Nun ist bei der Interpretation von Recht auch jeweils der historische Kontext seiner Entstehung zu berücksichtigen. Die Autoren der UNO-CHarta dachten 1945 bei „Selbstverteidigung“ an militärische Abwehrmaßnahmen eines Landes in den unmittelbaren Stunden und Tagen nach einem Angriff, zumal das angegriffene Land nach Artikel 51 „unverzüglich“ den Sicherheitsrat um Beistand anrufen muss. Die militärischen Maßnahmen der USA zur Selbstverteidigung dauern aber nun schon über elf Monate an. Eine Mehrheit unter den Völkerrechtlern hält heute diese lange Dauer für legitim angesichts einer „latenten Gefahr“ erneuter terroristischer Angriffe. Die wiederholten Hinweise des Sicherheitsrates in späteren Resolutionen auf das Selbstverteidigungsrecht und seine unwidersproche Hinnahme der Aktion „Enduring Freedom“ sei als „schweigende Zustimmung“ zu begreifen. Unklar bleiben in dieser Sichtweise allerdings die rechtlichen Voraussetzungen und Kriterien für eine Beendigung der militärischen Maßnahmen.

Eine Mehrheit auch dieser Befürworter betont allerdings, dass durch die Resolutionen des Sicherheitsrates und seine „schweigende Zustimmung“ zu „Enduring Freedom“ lediglich die Maßnahmen gegen al-Qaida sowie eventuell diejenigen gegen das Taliban-Regime völkerrechtlich legitimiert seien. Der Rat habe keinen Präzedenzfall geschaffen. Maßnahmen gegen den Irak, Sudan oder andere Staaten und Organisationen erforderten neue Beschlüsse des Sicherheitsrates. Zumindest die Regierungen der USA und Großbritanniens haben deutlich gemacht, dass sie diese Rechtsauffassung nicht teilen, und dass sie die völkerrechtlichen Grundlagen etwa für Militärmaßnahmen gegen Irak bereits für gegeben halten.

Recht auf Präventivkrieg?

Die Bush-Administration nahm diese Haltung bereits in einem Schreiben ein, das ihr UNO-Botschafter John Negroponte bereits am 8. Oktober 2001 dem Sicherheitsrat vorlegte. Keiner der Botschafter der 14 anderen Ratsmitglieder widersprach damals dieser Position oder stellte auch nur eine kritische Frage. Die Bush-Regierung wertete dies als schweigende Zustimmung. Auch in der Generalversammlung regte sich seinerzeit keine Kritik. Inzwischen reklamiert die Bush-Regierung das Recht auf „präventive“ militärische Maßnahmen gegen Irak, selbst ohne einen vorherigen bewaffneten Angriff des Irak oder vom Irak unterstützter nichtstaatlicher Akteure auf die USA. Und sie behauptet, die zum Ende des Golfkrieges am 3. April 1991 vom UNO-Sicherheitsrat beschlossene Waffenstillstandsresolution 687 sei eine ausreichende völkerrechtliche Grundlage für einen erneuten Krieg gegen Irak.

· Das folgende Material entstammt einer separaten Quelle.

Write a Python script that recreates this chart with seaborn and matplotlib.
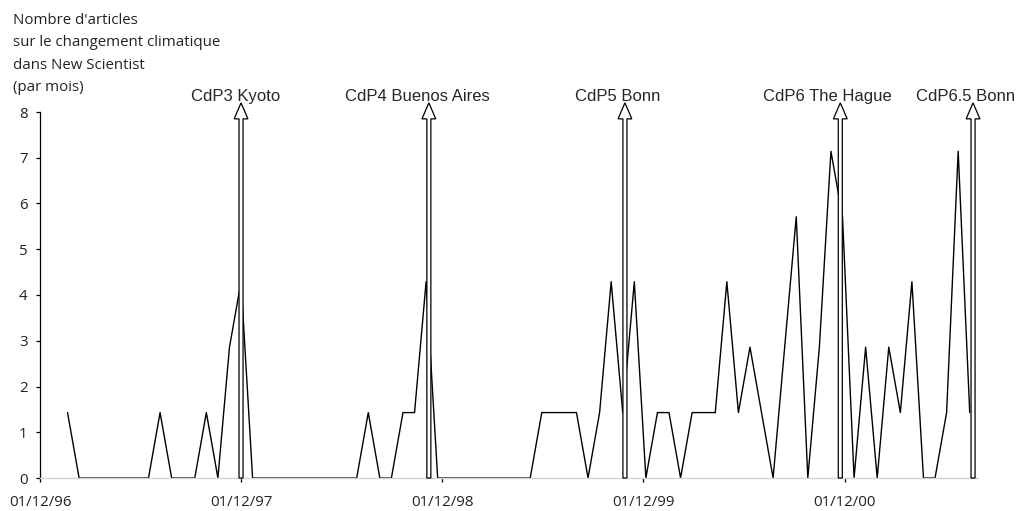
import pandas as pd
import matplotlib
matplotlib.use('Agg')
import matplotlib.pyplot as plt
import matplotlib.dates as mdates
from matplotlib.patches import FancyArrow
import seaborn as sns

# New Scientist climate articles, per month, one point every 3 weeks
first_date = '1997-01-20'
articles = [1.43, 0, 0, 0, 0, 0, 0, 0, 1.43, 0, 0, 0, 1.43, 0, 2.86, 4.29,
            0, 0, 0, 0, 0, 0, 0, 0, 0, 0, 1.43, 0, 0, 1.43, 1.43, 4.29,
            0, 0, 0, 0, 0, 0, 0, 0, 0, 1.43, 1.43, 1.43, 1.43, 0, 1.43, 4.29,
            1.43, 4.29, 0, 1.43, 1.43, 0, 1.43, 1.43, 1.43, 4.29, 1.43, 2.86, 1.43, 0, 2.86, 5.71,
            0, 2.86, 7.14, 5.71, 0, 2.86, 0, 2.86, 1.43, 4.29, 0, 0, 1.43, 7.14, 1.43]

# conferences of the parties
cop_labels = ['CdP3 Kyoto', 'CdP4 Buenos Aires', 'CdP5 Bonn', 'CdP6 The Hague', 'CdP6.5 Bonn']
cop_dates = ['1997-12-01', '1998-11-07', '1999-10-29', '2000-11-23', '2001-07-22']
label_shift = [-5, -11, -7, -13, -7]  # pixels, label centre vs arrow

tick_dates = ['1996-12-01', '1997-12-01', '1998-12-01', '1999-12-01', '2000-12-01']
ylabel_lines = ["Nombre d'articles", "sur le changement climatique",
                "dans New Scientist", "(par mois)"]

df = pd.DataFrame({'date': pd.date_range(first_date, periods=len(articles), freq='21D'),
                   'articles': articles})

sns.set_style('white')
plt.rcParams['font.family'] = ['Open Sans', 'DejaVu Sans']

fig = plt.figure(figsize=(10.18, 5.11), dpi=100)
ax = fig.add_axes([40 / 1018, 33 / 511, 938 / 1018, 366 / 511])

sns.lineplot(data=df, x='date', y='articles', color='black', linewidth=1.0, ax=ax, zorder=2)

# hollow arrows for each conference
for lab, d, sh in zip(cop_labels, cop_dates, label_shift):
    xd = mdates.date2num(pd.Timestamp(d))
    arr = FancyArrow(xd, 0, 0, 8.2, width=7.3, head_width=25, head_length=0.35,
                     length_includes_head=True, facecolor='white', edgecolor='black',
                     linewidth=0.9, clip_on=False, zorder=3)
    ax.add_patch(arr)
    ax.annotate(lab, xy=(xd, 8.25), xytext=(sh * 0.72, 0), textcoords='offset points',
                ha='center', va='baseline', fontsize=12, family='Liberation Sans',
                annotation_clip=False)

ax.set_xlim(pd.Timestamp('1996-12-01'), pd.Timestamp('2001-07-31'))
ax.set_ylim(0, 8)
ax.set_yticks(range(0, 9))
ax.set_xticks(pd.to_datetime(tick_dates))
ax.xaxis.set_major_formatter(mdates.DateFormatter('%d/%m/%y'))
ax.set_xlabel('')
ax.set_ylabel('')

for s in ['top', 'right']:
    ax.spines[s].set_visible(False)
ax.spines['left'].set_color('black')
ax.spines['left'].set_linewidth(0.9)
ax.spines['bottom'].set_color('#d4d4d4')
ax.spines['bottom'].set_linewidth(1.0)

ax.tick_params(axis='y', left=True, length=3, width=0.9, color='black', pad=6,
               labelsize=10.8, labelcolor='#222222')
ax.tick_params(axis='x', bottom=True, length=3, width=0.9, color='black', pad=9,
               labelsize=10.8, labelcolor='#222222')

# multi-line axis title at the top left
for i, line in enumerate(ylabel_lines):
    fig.text(13 / 1018, 1 - (24 + i * 22.3) / 511, line, fontsize=10.8,
             color='#222222', va='baseline', ha='left')

fig.savefig('out.png', dpi=100)
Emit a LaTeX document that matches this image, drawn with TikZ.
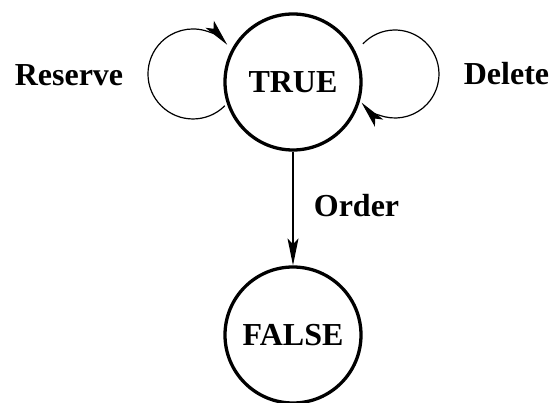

Das internationale Echo darauf fiel bislang relativ milde aus. Dasselbe gilt für die Reaktion auf die im Frühjahr von der Bush-Regierung verkündete Absicht, notfalls atomare Waffen gegen „Schurkenstaaten“ einzusetzen, auch wenn diese selber keine atomaren oder andere Massenvernichtungswaffen besitzen. Die Neuinterpretation der UN-Charta nimmt immer erstaunlichere Züge an.